Re: [idn] What's wrong with skwan-utf8?



> We could also remember that e-mail introduced something like ACE,
> it is called quoted-printable (and BASE64). It was introduced for the
> same reason: to preserve 7-bits in e-mail so that applications
> should not break. And now look at the result:
> - yes, it probably did not break some applications.

it seems to have broken very few applications, as compared with (say)
the SMTP extensions mechanism which were designed to deal with
SMTP's traditional inability to handle 8bit mail by explicit negotiation...
e.g. there were MTAs that couldn't deal with EHLO being sent instead of 
HELO.

> - yes, it works in the old SMT protocol.
> - but it also introduced a lot of problems:
>   - still after so many years with MIME many applications do not
>     yet handle it or display characters in a user friendly way (using
>     local native characters).

true.  but what this demonstrates is that applications do not 
necessarily get updated quickly - for instance, a great many folks 
are still using ucb mail.  this would seem to support the notion 
that we need to preserve backward compatibility (by using ACE)
rather than break it (by using some non-ASCII compatible encoding)

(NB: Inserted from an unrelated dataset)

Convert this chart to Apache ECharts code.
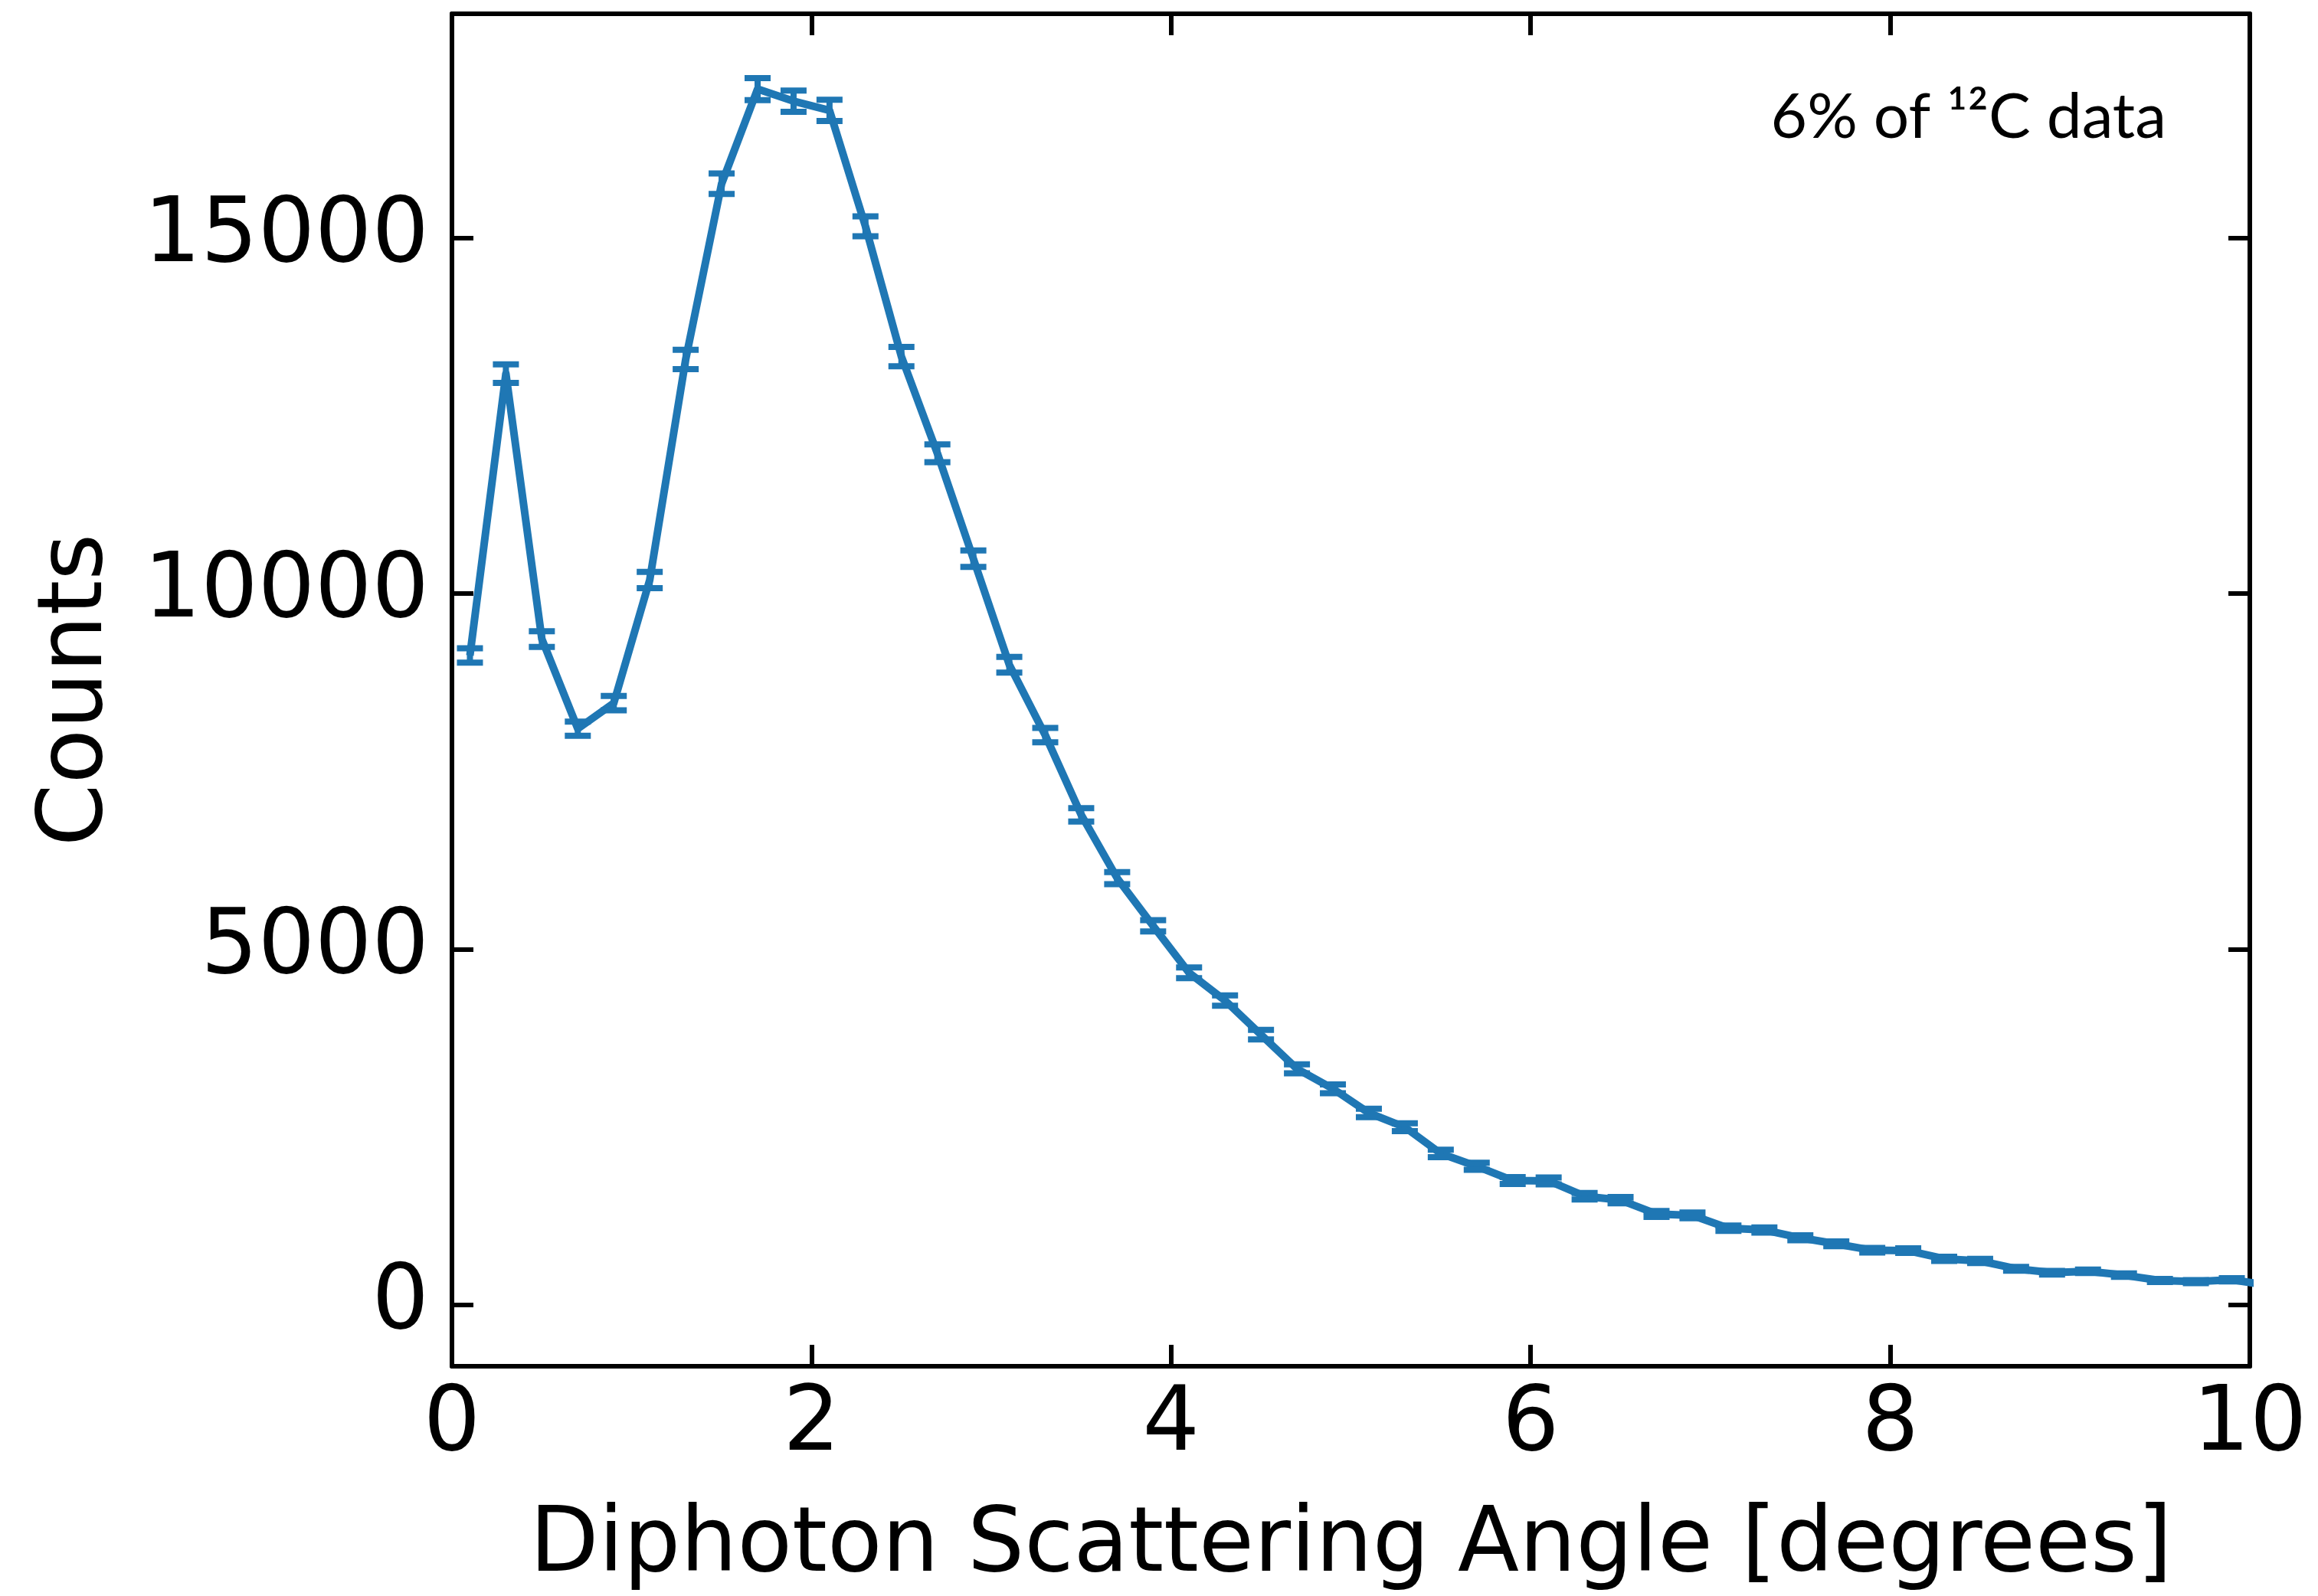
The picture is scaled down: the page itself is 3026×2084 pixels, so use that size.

>   - and quite often it fails somewhat in some applications so that
>     we can see some of the quotable-printable text or the characters
>     gets messed up.

true, and for the same reasons.  a significant number of folks are 
still using 10+-year old MUAs.
 
>   - and what a mess for software developers. identifying what parts
>     of a text is quoted-printable, identifying the encoded character set
>     and decoding it. And doing the reverse when sending.
>     If all text (both headers and text bodies) in e-mail had been in
>     UTF-8 the world had been so very much easier.

this wasn't even an option at the time MIME was developed - 10646 was 
still very much in flux, and if UTF-8 had been invented yet (or if it
had, was still quite obscure).

and even had 10646 and UTF-8 been available, it would still have been
necessary to distinguish text from application data, and perhaps even
to support multiple character sets for the encoding of legacy text files.
and it would have still been necessary to encode text for transport
within SMTP and other protocols.  we might have been able to avoid 
the charset parameter for text/plain, but not the rest of it.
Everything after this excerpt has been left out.